Childhood seemed pretty idyllic for Geoff Williams, MS. Sure, the Seattle native was a “struggling musician’s kid,” but he always had a camera, played the violin with his family, and rode his bike everywhere. “We grew up on a dead end road, and we had a hill,” he says. “We’d ride down the hill and crash at the bottom.”
He’s still riding (and only rarely crashing) his bike, logging thousands of miles year-round on his daily commute; on punishingly long routes around southern New England; and racing cyclocross, a steeplechase-type, mostly off-road (and usually muddy) event that mixes pedaling, running, and obstacle jumping at relentless speeds. It’s a high-octane contrast to his day job in the sedate, dark labs of Brown’s Leduc Bioimaging Facility, where, as the manager, he keeps a dozen microscopes up and running and teaches students and faculty how to use them.
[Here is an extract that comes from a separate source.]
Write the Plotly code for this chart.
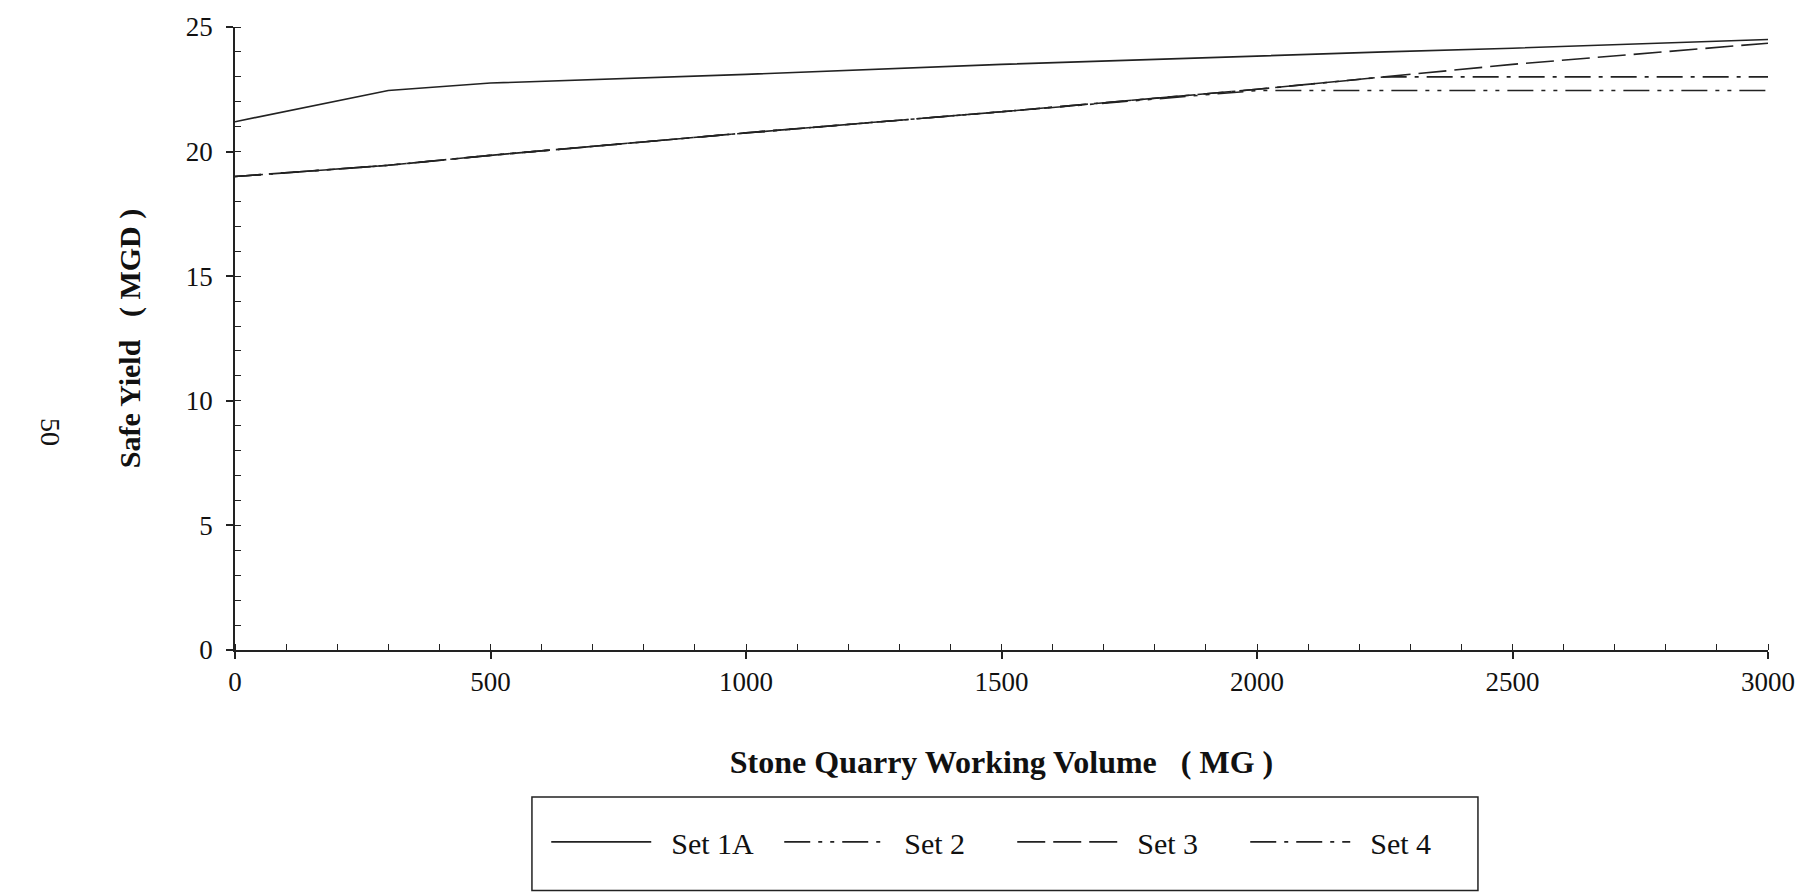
import plotly.graph_objects as go

# ---- data ----
volume_mg = [0, 300, 500, 1000, 1500, 2000, 2250, 2500, 3000]
set_1a = [21.2, 22.45, 22.75, 23.1, 23.5, 23.85, 24.0, 24.15, 24.5]
set_2 = [19.0, 19.45, 19.85, 20.75, 21.6, 22.45, 22.45, 22.45, 22.45]
set_3 = [19.0, 19.45, 19.85, 20.75, 21.6, 22.5, 23.0, 23.5, 24.35]
set_4 = [19.0, 19.45, 19.85, 20.75, 21.6, 22.5, 23.0, 23.0, 23.0]

series_names = ["Set 1A", "Set 2", "Set 3", "Set 4"]
x_ticks = [0, 500, 1000, 1500, 2000, 2500, 3000]
y_ticks = [0, 5, 10, 15, 20, 25]

FONT = "Liberation Serif"
INK = "#222222"
NB = "\u00a0"

styles = {
    "Set 1A": "solid",
    "Set 2": "26px,8px,4px,8px,4px,8px",
    "Set 3": "28px,8px",
    "Set 4": "26px,8px,4px,8px",
}

fig = go.Figure()
for name, vals in zip(series_names, [set_1a, set_2, set_3, set_4]):
    fig.add_trace(go.Scatter(
        x=volume_mg, y=vals, name=NB * 2 + name, mode="lines",
        line=dict(color=INK, width=1.6, dash=styles[name]),
    ))

axis_common = dict(
    showline=True, linecolor=INK, linewidth=1.5, showgrid=False, zeroline=False,
    tickfont=dict(family=FONT, size=27, color="#111"),
)

fig.update_layout(
    width=1814, height=893,
    paper_bgcolor="white", plot_bgcolor="white",
    margin=dict(l=235, r=46, t=23, b=243),
    font=dict(family=FONT, color="#111"),
    xaxis=dict(
        range=[0, 3000], tickvals=x_ticks, ticks="outside", ticklen=7, tickwidth=1.5,
        tickcolor=INK, ticklabelstandoff=0,
        minor=dict(dtick=100, ticks="inside", ticklen=6, tickcolor=INK, tickwidth=1.2),
        title=dict(text="<b>Stone Quarry Working Volume" + NB * 3 + "( MG )</b>",
                   font=dict(family=FONT, size=32, color="#111"), standoff=54),
        **axis_common,
    ),
    yaxis=dict(
        range=[0, 25], tickvals=y_ticks, ticks="outside", ticklen=7, tickwidth=1.5,
        tickcolor=INK, ticklabelstandoff=8,
        minor=dict(dtick=1, ticks="inside", ticklen=6, tickcolor=INK, tickwidth=1.2),
        title=dict(text="<b>Safe Yield" + NB * 3 + "( MGD )</b>",
                   font=dict(family=FONT, size=30, color="#111"), standoff=36),
        **axis_common,
    ),
    xaxis2=dict(overlaying="x", matches="x", anchor="y2", range=[0, 3000], tickvals=x_ticks,
                ticks="inside", ticklen=10, tickwidth=1.5, tickcolor=INK,
                showticklabels=False, showline=False, showgrid=False, zeroline=False, side="bottom"),
    yaxis2=dict(overlaying="y", matches="y", anchor="x2", range=[0, 25], tickvals=y_ticks,
                ticks="inside", ticklen=7, tickwidth=1.5, tickcolor=INK,
                showticklabels=False, showline=False, showgrid=False, zeroline=False, side="left"),
    showlegend=True,
    legend=dict(
        orientation="h", x=0.507, xanchor="center", y=-0.308, yanchor="middle",
        font=dict(family=FONT, size=30, color="#111"),
        itemwidth=100, entrywidth=118, entrywidthmode="pixels",
        bgcolor="rgba(0,0,0,0)", borderwidth=0,
    ),
    shapes=[dict(type="rect", xref="paper", yref="paper",
                 x0=0.1937, x1=0.8108, y0=-0.386, y1=-0.236,
                 line=dict(color=INK, width=1.5), fillcolor="rgba(0,0,0,0)")],
    annotations=[dict(text="50", xref="paper", yref="paper", x=(33 - 235) / 1533,
                      y=(650 - 430) / 627, showarrow=False, textangle=90,
                      font=dict(family=FONT, size=28, color="#111"))],
)

fig.write_html("out.html")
For Williams, microscopy labs are more than a place to indulge his mechanical mind or, as a botanist, to observe the minutest details of the plant world; they’re also an art studio. Whenever he has a few minutes to spare, he zooms in on everyday objects—bike parts, insects, kitchen scraps—to explore their aesthetic possibilities; he prints his favorite images and occasionally displays them in local galleries and exhibits. Examining pollen and other hidden treasures of a tiny juniper specimen in a scanning electron microscope (SEM), he says, “It’s a different world inside here that you don’t see everywhere else.”